A historical fact: Empires die of excess wealth, not poverty
Economists who have studied the death of empires such as Egypt, China, Rome and England, have determined that wealth committed the “crime,” not surging poverty. These autopsies were prepared by economists favored by President Harry Truman who said he always favored one-armed economists because they couldn’t say “On the other hand….” 

New York Times Middle East Bureau Chief Ben Hubbard, who has spent decades studying the wealthy petrostates in the Persian Gulf, has reached a conclusion that should scare the hell out of people and politicians throughout the world. 
In an article titled “Rich Gulf States Have Huge Ambitions. Will Extreme Heat Hold Them Back?” He answers his own question: “Yes!” in his opening paragraph:
“The high temperatures blamed for the deaths of pilgrims in Saudi Arabia are taking a broad toll in countries that have spent vast sums to attract tourists and investors. The wealthy petrostates of the Persian Gulf have big plans for the future, hoping to increasingly attract tourists and investors, host marquee sporting events (like golf!), build new cities and diversify their economies away from oil. But they face a booming threat that they cannot easily buy their way out of: extreme and sometimes deadly heat that roasts their countries every summer. Climate change is expected to exacerbate in the coming decades. Sweltering temperatures drive up energy demand, wear down infrastructure, endanger laborers and render even simple outdoor activities not only unpleasant, but potentially perilous. That all will impose a significant long-term tax on the vast ambitions of Gulf countries.”  

Want to argue with him?
Gulf oil countries have made trillions selling fossil fuels, that in the end times, will destroy their own countries. 
Saudi Arabia is spending billions building high-end resorts on the Red Sea coasts and a futuristic city called Neom in a large northwestern desert. 
Qatar spent billions hosting the men’s soccer World Cup in 2023 and has brought in international trade shows and other sporting events since then. 
The United Arab Emirates sponsored an expensive World Expo while constructing air-conditioned buildings (one a complete sports stadium!) to attract the business of superwealthy. 
But climate experts are predicting that many Middle East and Gulf countries will experience temperatures of 132F and higher in a couple of decades. Everybody dies at 125F because one ceases to sweat. 
All of these countries are also water-stressed – they don’t have enough – so they have two choices: import water or remove the salt from ocean water. Both processes are frightfully expensive.
A lesson from history: wealthy Egyptian pharaohs built monuments and tombs to celebrate themselves, employing thousands of workers for decades. Wealthy Chinese did the same thing, one building a 20 sq. mile tomb and monument for himself. Wealthy Roman senators imported slaves, built a huge stadium so the populace could watch gladiators, Christians and lions living or dying by the thumb, and finally superwealthy English who made so much money dominating other areas of the world, finally grew too fat, went home and built huge mansions for themselves and their extended families. 

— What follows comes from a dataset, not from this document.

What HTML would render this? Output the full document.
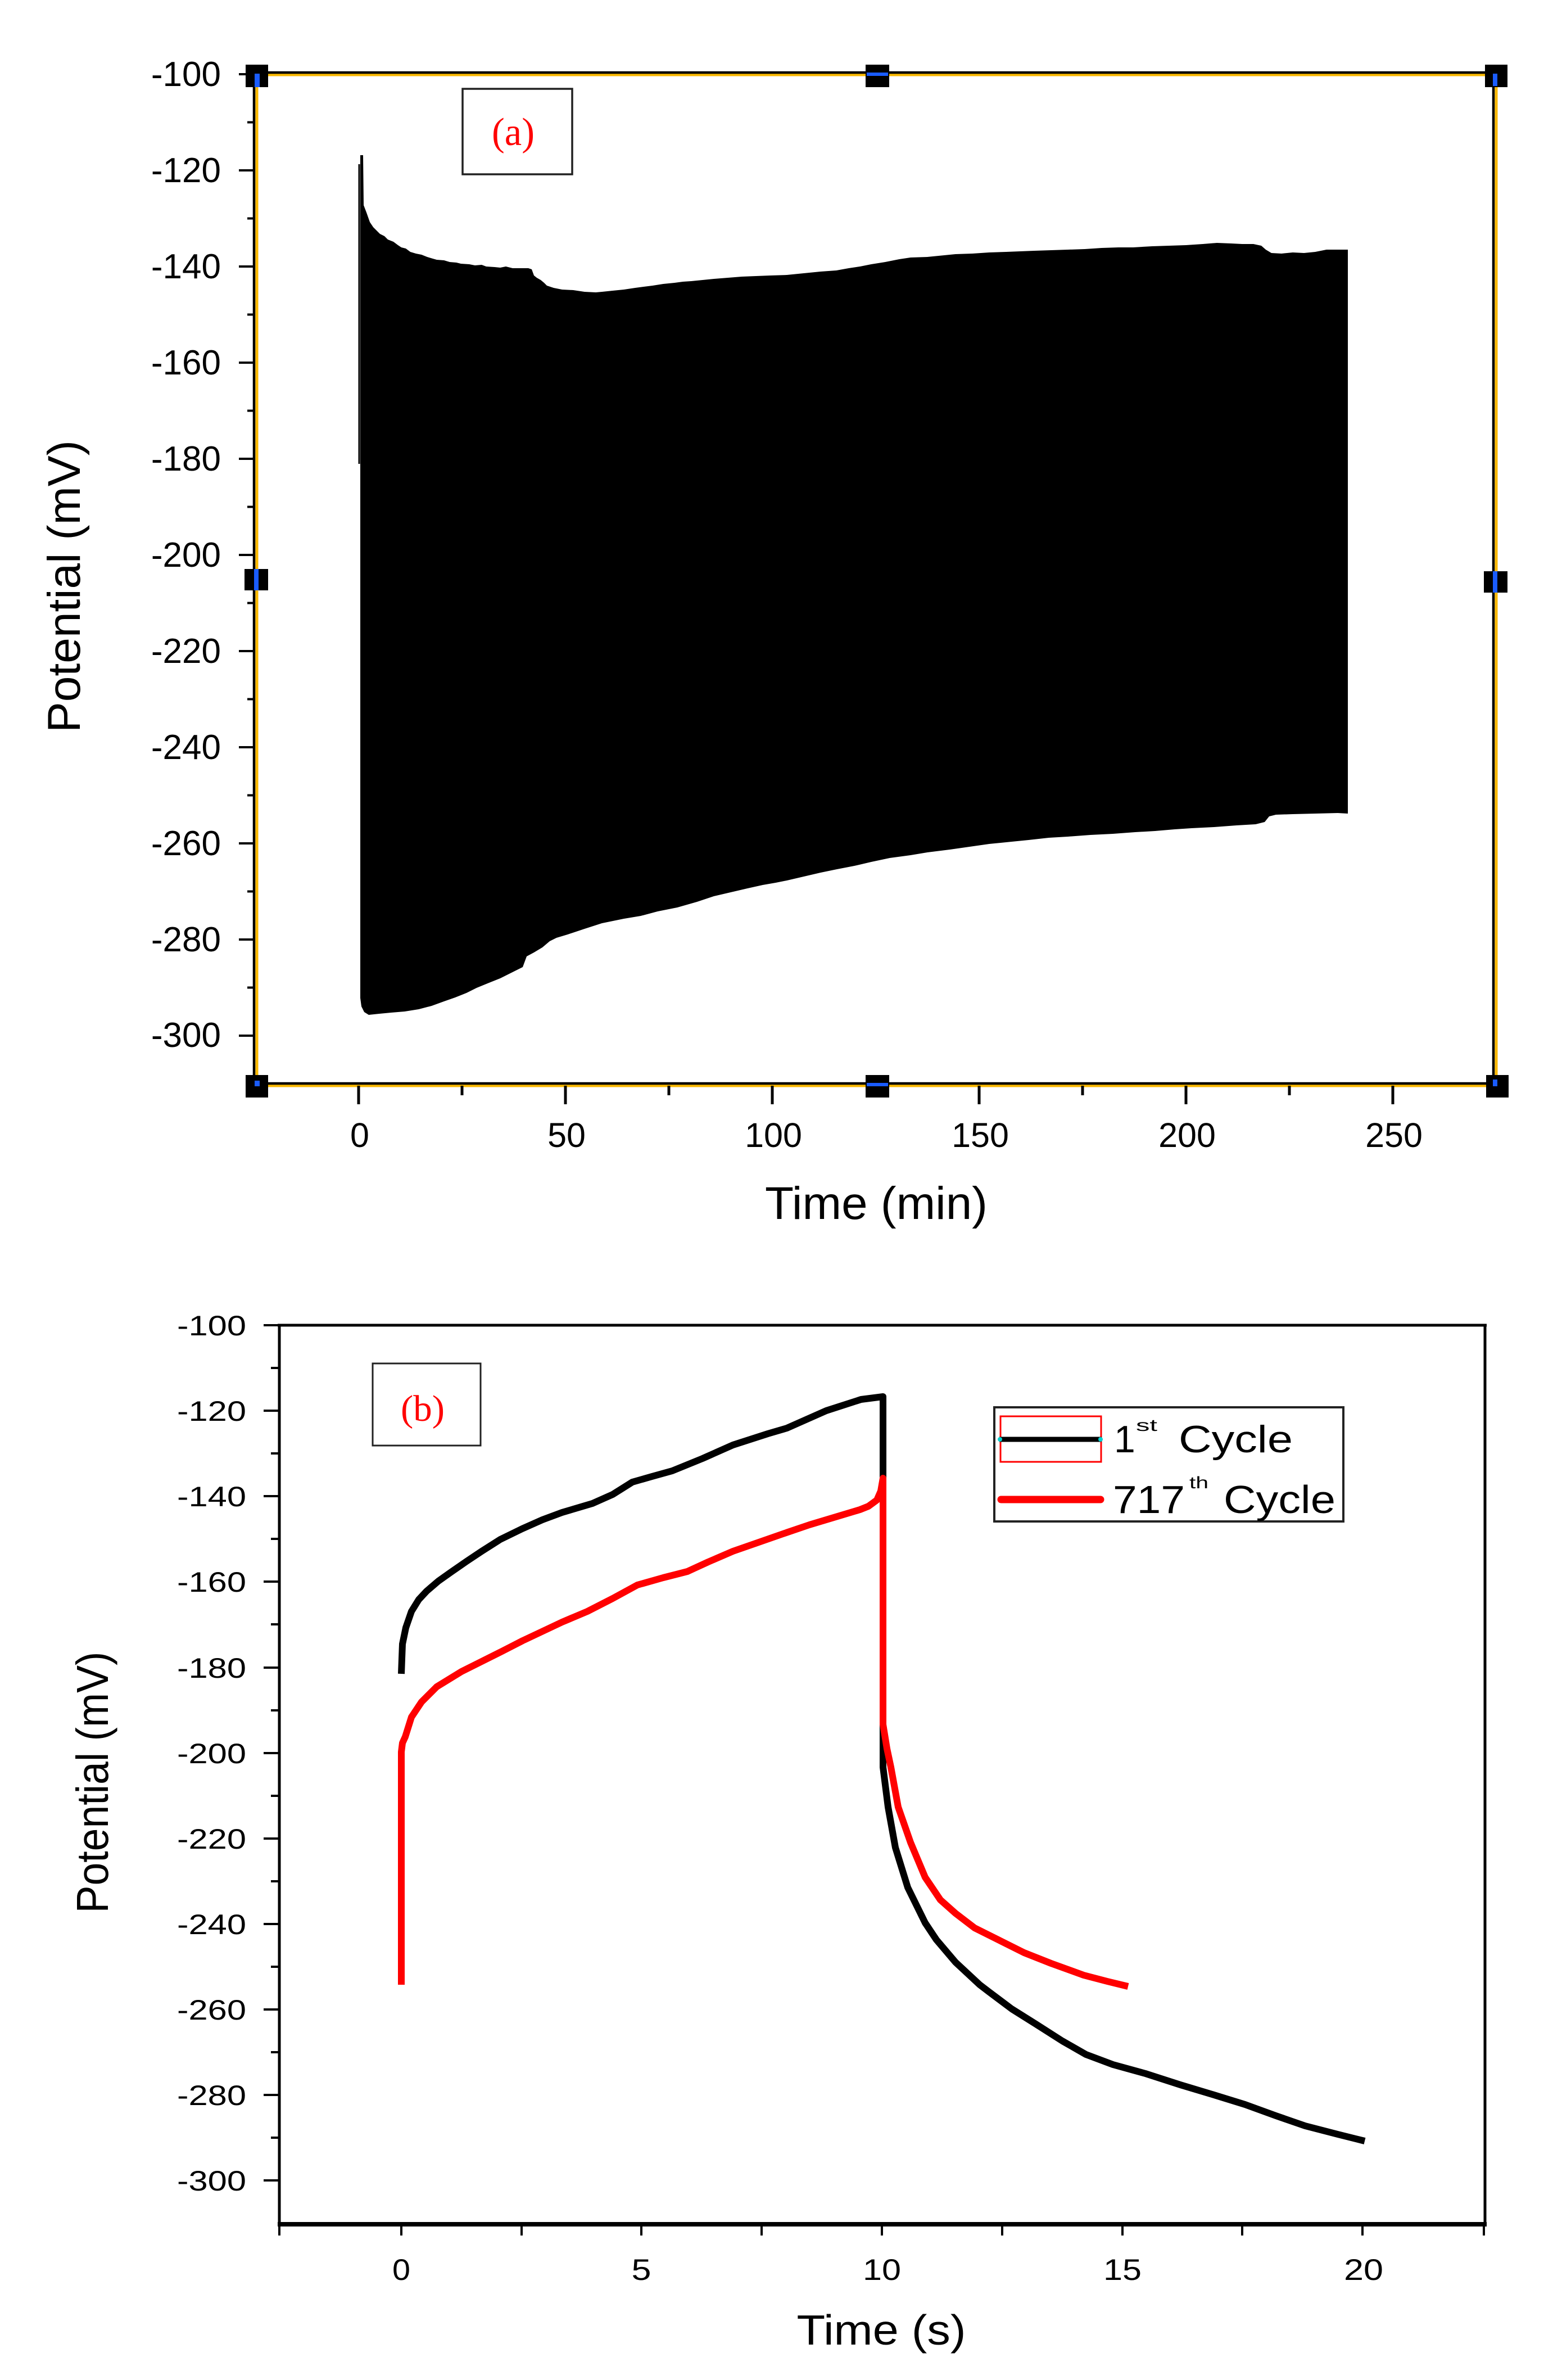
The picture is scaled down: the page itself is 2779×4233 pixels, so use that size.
<!DOCTYPE html>
<html>
<head>
<meta charset="utf-8">
<style>
html,body{margin:0;padding:0;background:#fff;}
svg{display:block;}
text{font-family:"Liberation Sans",Arial,sans-serif;fill:#000;}
.serif{font-family:"Liberation Serif","Times New Roman",serif;}
</style>
</head>
<body>
<svg width="2779" height="4233" viewBox="0 0 2779 4233" xmlns="http://www.w3.org/2000/svg">
<rect x="0" y="0" width="2779" height="4233" fill="#fff"/>

<!-- ================= PANEL (a) ================= -->
<path fill="#000" d="M641,276 L646,276 647,365 652,378 658,395 664,404 670,410 676,416 684,420 690,426 700,430 708,436 714,440 722,442 730,448 740,451 750,453 760,457 770,460 777,462 790,463 800,466 812,467 820,469 835,470 845,472 857,471 865,474 880,475 890,476 900,474 912,477 929,477 940,477 946,479 950,490 955,494 962,498 968,503 973,508 985,512 1000,515 1020,516 1040,519 1060,520 1071,519 1090,517 1110,515 1130,512 1145,510 1161,508 1180,505 1200,503 1215,501 1230,500 1250,498 1270,496 1295,494 1320,492 1345,491 1370,490 1400,489 1430,486 1460,483 1488,481 1510,477 1530,474 1550,470 1575,466 1600,461 1620,458 1650,457 1680,454 1700,452 1730,451 1760,449 1790,448 1815,447 1840,446 1870,445 1900,444 1930,443 1960,441 1990,440 2016,440 2050,438 2080,437 2110,436 2140,434 2165,432 2190,433 2210,434 2230,434 2244,437 2252,444 2262,450 2280,451 2300,449 2320,450 2340,448 2360,444 2380,444 2398,444 L2398,1447 2380,1446 2340,1447 2300,1448 2270,1449 2258,1452 2250,1462 2234,1466 2200,1468 2160,1471 2120,1473 2090,1475 2055,1478 2020,1480 1980,1483 1940,1485 1900,1488 1866,1490 1830,1494 1800,1497 1760,1501 1725,1506 1690,1511 1650,1516 1620,1521 1583,1526 1550,1533 1520,1540 1489,1546 1460,1552 1430,1559 1400,1566 1380,1570 1357,1574 1330,1580 1300,1587 1270,1594 1240,1604 1205,1614 1170,1621 1140,1629 1110,1634 1071,1642 1040,1652 1010,1662 990,1668 978,1674 965,1685 950,1694 937,1701 930,1720 910,1730 890,1740 870,1748 848,1757 830,1766 810,1774 790,1781 768,1789 745,1795 720,1799 696,1801 675,1803 656,1805 648,1800 643,1790 641,1775 Z"/>
<line x1="639" y1="292" x2="639" y2="825" stroke="#000" stroke-width="3"/>

<rect x="457" y="133" width="2205" height="1798" fill="none" stroke="#f9b800" stroke-width="5"/>
<rect x="452" y="129" width="2205" height="1798" fill="none" stroke="#000" stroke-width="4.5"/>

<g stroke="#000" stroke-width="4">
<line x1="425" y1="132" x2="452" y2="132"/>
<line x1="440" y1="217.5" x2="452" y2="217.5"/>
<line x1="425" y1="303" x2="452" y2="303"/>
<line x1="440" y1="388.5" x2="452" y2="388.5"/>
<line x1="425" y1="474" x2="452" y2="474"/>
<line x1="440" y1="559.5" x2="452" y2="559.5"/>
<line x1="425" y1="645" x2="452" y2="645"/>
<line x1="440" y1="730.5" x2="452" y2="730.5"/>
<line x1="425" y1="816" x2="452" y2="816"/>
<line x1="440" y1="901.5" x2="452" y2="901.5"/>
<line x1="425" y1="987" x2="452" y2="987"/>
<line x1="440" y1="1072.5" x2="452" y2="1072.5"/>
<line x1="425" y1="1158" x2="452" y2="1158"/>
<line x1="440" y1="1243.5" x2="452" y2="1243.5"/>
<line x1="425" y1="1329" x2="452" y2="1329"/>
<line x1="440" y1="1414.5" x2="452" y2="1414.5"/>
<line x1="425" y1="1500" x2="452" y2="1500"/>
<line x1="440" y1="1585.5" x2="452" y2="1585.5"/>
<line x1="425" y1="1671" x2="452" y2="1671"/>
<line x1="440" y1="1756.5" x2="452" y2="1756.5"/>
<line x1="425" y1="1842" x2="452" y2="1842"/>
</g>
<g font-size="62" text-anchor="end">
<text x="393" y="153">-100</text>
<text x="393" y="324">-120</text>
<text x="393" y="495">-140</text>
<text x="393" y="666">-160</text>
<text x="393" y="837">-180</text>
<text x="393" y="1008">-200</text>
<text x="393" y="1179">-220</text>
<text x="393" y="1350">-240</text>
<text x="393" y="1521">-260</text>
<text x="393" y="1692">-280</text>
<text x="393" y="1862">-300</text>
</g>

<g stroke="#000" stroke-width="5">
<line x1="638" y1="1931" x2="638" y2="1964"/>
<line x1="822" y1="1931" x2="822" y2="1948"/>
<line x1="1006" y1="1931" x2="1006" y2="1964"/>
<line x1="1190" y1="1931" x2="1190" y2="1948"/>
<line x1="1374" y1="1931" x2="1374" y2="1964"/>
<line x1="1742" y1="1931" x2="1742" y2="1964"/>
<line x1="1926" y1="1931" x2="1926" y2="1948"/>
<line x1="2110" y1="1931" x2="2110" y2="1964"/>
<line x1="2294" y1="1931" x2="2294" y2="1948"/>
<line x1="2478" y1="1931" x2="2478" y2="1964"/>
</g>
<g font-size="61" text-anchor="middle">
<text x="640" y="2040">0</text>
<text x="1008" y="2040">50</text>
<text x="1376" y="2040">100</text>
<text x="1744" y="2040">150</text>
<text x="2112" y="2040">200</text>
<text x="2480" y="2040">250</text>
</g>
<text x="1559" y="2168" font-size="82" text-anchor="middle" textLength="396" lengthAdjust="spacingAndGlyphs">Time (min)</text>
<text transform="translate(142,1043) rotate(-90)" font-size="82" text-anchor="middle" textLength="520" lengthAdjust="spacingAndGlyphs">Potential (mV)</text>

<rect x="823" y="158" width="195" height="152" fill="none" stroke="#222" stroke-width="3.5"/>
<text class="serif" x="913" y="258" font-size="70" text-anchor="middle" style="fill:#ff0000" textLength="76" lengthAdjust="spacingAndGlyphs">(a)</text>

<g>
<rect x="437" y="115" width="40" height="40" fill="#000"/><rect x="453" y="131" width="9" height="24" fill="#1a5cff"/>
<rect x="1540" y="115" width="42" height="40" fill="#000"/><rect x="1542" y="129" width="38" height="6" fill="#1a5cff"/>
<rect x="2642" y="115" width="40" height="40" fill="#000"/><rect x="2656" y="131" width="8" height="22" fill="#1a5cff"/>
<rect x="435" y="1012" width="42" height="38" fill="#000"/><rect x="452" y="1012" width="8" height="38" fill="#1a5cff"/>
<rect x="2640" y="1016" width="42" height="38" fill="#000"/><rect x="2656" y="1016" width="8" height="38" fill="#1a5cff"/>
<rect x="437" y="1912" width="40" height="40" fill="#000"/><rect x="453" y="1922" width="9" height="10" fill="#1a5cff"/>
<rect x="1540" y="1912" width="42" height="40" fill="#000"/><rect x="1542" y="1926" width="38" height="6" fill="#1a5cff"/>
<rect x="2644" y="1912" width="40" height="40" fill="#000"/><rect x="2656" y="1920" width="8" height="12" fill="#1a5cff"/>
</g>

<!-- ================= PANEL (b) ================= -->
<line x1="494" y1="2357" x2="2645" y2="2357" stroke="#000" stroke-width="5"/>
<line x1="497" y1="2355" x2="497" y2="3960" stroke="#000" stroke-width="5"/>
<line x1="2642" y1="2355" x2="2642" y2="3960" stroke="#000" stroke-width="5"/>
<line x1="494" y1="3956" x2="2645" y2="3956" stroke="#000" stroke-width="8"/>

<g stroke="#000" stroke-width="4">
<line x1="469" y1="2357" x2="497" y2="2357"/>
<line x1="482" y1="2433" x2="497" y2="2433"/>
<line x1="469" y1="2509" x2="497" y2="2509"/>
<line x1="482" y1="2585" x2="497" y2="2585"/>
<line x1="469" y1="2661" x2="497" y2="2661"/>
<line x1="482" y1="2737" x2="497" y2="2737"/>
<line x1="469" y1="2813" x2="497" y2="2813"/>
<line x1="482" y1="2889" x2="497" y2="2889"/>
<line x1="469" y1="2966" x2="497" y2="2966"/>
<line x1="482" y1="3042" x2="497" y2="3042"/>
<line x1="469" y1="3118" x2="497" y2="3118"/>
<line x1="482" y1="3194" x2="497" y2="3194"/>
<line x1="469" y1="3270" x2="497" y2="3270"/>
<line x1="482" y1="3346" x2="497" y2="3346"/>
<line x1="469" y1="3422" x2="497" y2="3422"/>
<line x1="482" y1="3498" x2="497" y2="3498"/>
<line x1="469" y1="3574" x2="497" y2="3574"/>
<line x1="482" y1="3650" x2="497" y2="3650"/>
<line x1="469" y1="3726" x2="497" y2="3726"/>
<line x1="482" y1="3802" x2="497" y2="3802"/>
<line x1="469" y1="3878" x2="497" y2="3878"/>
</g>
<g font-size="50" text-anchor="end">
<text x="438" y="2375" textLength="123" lengthAdjust="spacingAndGlyphs">-100</text>
<text x="438" y="2527" textLength="123" lengthAdjust="spacingAndGlyphs">-120</text>
<text x="438" y="2679" textLength="123" lengthAdjust="spacingAndGlyphs">-140</text>
<text x="438" y="2831" textLength="123" lengthAdjust="spacingAndGlyphs">-160</text>
<text x="438" y="2984" textLength="123" lengthAdjust="spacingAndGlyphs">-180</text>
<text x="438" y="3136" textLength="123" lengthAdjust="spacingAndGlyphs">-200</text>
<text x="438" y="3288" textLength="123" lengthAdjust="spacingAndGlyphs">-220</text>
<text x="438" y="3440" textLength="123" lengthAdjust="spacingAndGlyphs">-240</text>
<text x="438" y="3592" textLength="123" lengthAdjust="spacingAndGlyphs">-260</text>
<text x="438" y="3744" textLength="123" lengthAdjust="spacingAndGlyphs">-280</text>
<text x="438" y="3896" textLength="123" lengthAdjust="spacingAndGlyphs">-300</text>
</g>

<g stroke="#000" stroke-width="4">
<line x1="497" y1="3956" x2="497" y2="3976"/>
<line x1="714" y1="3956" x2="714" y2="3976"/>
<line x1="928" y1="3956" x2="928" y2="3976"/>
<line x1="1141" y1="3956" x2="1141" y2="3976"/>
<line x1="1355" y1="3956" x2="1355" y2="3976"/>
<line x1="1569" y1="3956" x2="1569" y2="3976"/>
<line x1="1783" y1="3956" x2="1783" y2="3976"/>
<line x1="1997" y1="3956" x2="1997" y2="3976"/>
<line x1="2210" y1="3956" x2="2210" y2="3976"/>
<line x1="2424" y1="3956" x2="2424" y2="3976"/>
<line x1="2640" y1="3956" x2="2640" y2="3976"/>
</g>
<g font-size="53" text-anchor="middle">
<text x="714" y="4055" textLength="32" lengthAdjust="spacingAndGlyphs">0</text>
<text x="1141" y="4055" textLength="35" lengthAdjust="spacingAndGlyphs">5</text>
<text x="1569" y="4055" textLength="68" lengthAdjust="spacingAndGlyphs">10</text>
<text x="1997" y="4055" textLength="68" lengthAdjust="spacingAndGlyphs">15</text>
<text x="2426" y="4055" textLength="70" lengthAdjust="spacingAndGlyphs">20</text>
</g>
<text x="1568" y="4170" font-size="75" text-anchor="middle" textLength="301" lengthAdjust="spacingAndGlyphs">Time (s)</text>
<text transform="translate(192,3170) rotate(-90)" font-size="80" text-anchor="middle" textLength="465" lengthAdjust="spacingAndGlyphs">Potential (mV)</text>

<rect x="663" y="2425" width="192" height="146" fill="none" stroke="#222" stroke-width="3"/>
<text class="serif" x="752" y="2527" font-size="66" text-anchor="middle" style="fill:#ff0000" textLength="78" lengthAdjust="spacingAndGlyphs">(b)</text>

<polyline fill="none" stroke="#000" stroke-width="12" stroke-linejoin="round" stroke-linecap="butt"
points="714,2977 715,2950 716,2924 722,2895 732,2866 745,2845 759,2830 780,2812 804,2795 830,2777 857,2759 890,2738 929,2719 965,2703 1000,2690 1054,2674 1090,2658 1125,2636 1160,2626 1196,2616 1250,2594 1304,2570 1366,2550 1400,2540 1470,2509 1532,2489 1571,2484 1571,3143 1580,3214 1593,3286 1615,3357 1646,3420 1666,3450 1700,3490 1743,3530 1760,3543 1800,3573 1843,3600 1890,3630 1932,3654 1980,3672 2038,3688 2100,3708 2160,3726 2215,3743 2270,3763 2322,3781 2380,3796 2428,3808"/>

<polyline fill="none" stroke="#ff0000" stroke-width="12" stroke-linejoin="round" stroke-linecap="butt"
points="714,3530 714,3116 716,3100 721,3089 732,3054 750,3027 777,3000 821,2973 857,2955 893,2937 930,2918 964,2902 1000,2885 1045,2866 1090,2843 1134,2819 1180,2806 1223,2795 1260,2778 1304,2759 1350,2743 1393,2728 1440,2712 1480,2700 1530,2685 1545,2679 1560,2668 1567,2652 1571,2629 1571,3067 1578,3110 1585,3143 1598,3214 1620,3277 1646,3339 1673,3379 1700,3403 1734,3429 1780,3452 1822,3473 1870,3492 1928,3513 1970,3524 2007,3533"/>

<rect x="1769" y="2503" width="621" height="203" fill="#fff" stroke="#222" stroke-width="4"/>
<rect x="1780" y="2519" width="179" height="81" fill="none" stroke="#ff0000" stroke-width="3"/>
<line x1="1778" y1="2560" x2="1960" y2="2560" stroke="#000" stroke-width="9"/>
<circle cx="1779" cy="2560" r="4" fill="#00d0d0"/>
<circle cx="1958" cy="2560" r="4" fill="#00d0d0"/>
<line x1="1781" y1="2667" x2="1958" y2="2667" stroke="#ff0000" stroke-width="13" stroke-linecap="round"/>
<text x="1982" y="2583" font-size="68">1</text>
<text x="2021" y="2545" font-size="30" textLength="38" lengthAdjust="spacingAndGlyphs">st</text>
<text x="2097" y="2583" font-size="68" textLength="203" lengthAdjust="spacingAndGlyphs">Cycle</text>
<text x="1980" y="2691" font-size="70" textLength="128" lengthAdjust="spacingAndGlyphs">717</text>
<text x="2116" y="2647" font-size="30" textLength="34" lengthAdjust="spacingAndGlyphs">th</text>
<text x="2177" y="2691" font-size="70" textLength="199" lengthAdjust="spacingAndGlyphs">Cycle</text>
</svg>
</body>
</html>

When you see wealthy Americans spending $180 million for a painting, $40 million for a wristwatch, billionaires paying lawyers salaries of $25 million a year to protect their billions, when you see shareholders of Elon Musk’s businesses paying him $48 billion a year to keep the cash flowing, and when the superwealthy own a superyacht that uses more fossil fuel in a year than the total population of many  countries, how long do you think the American empire is going to last?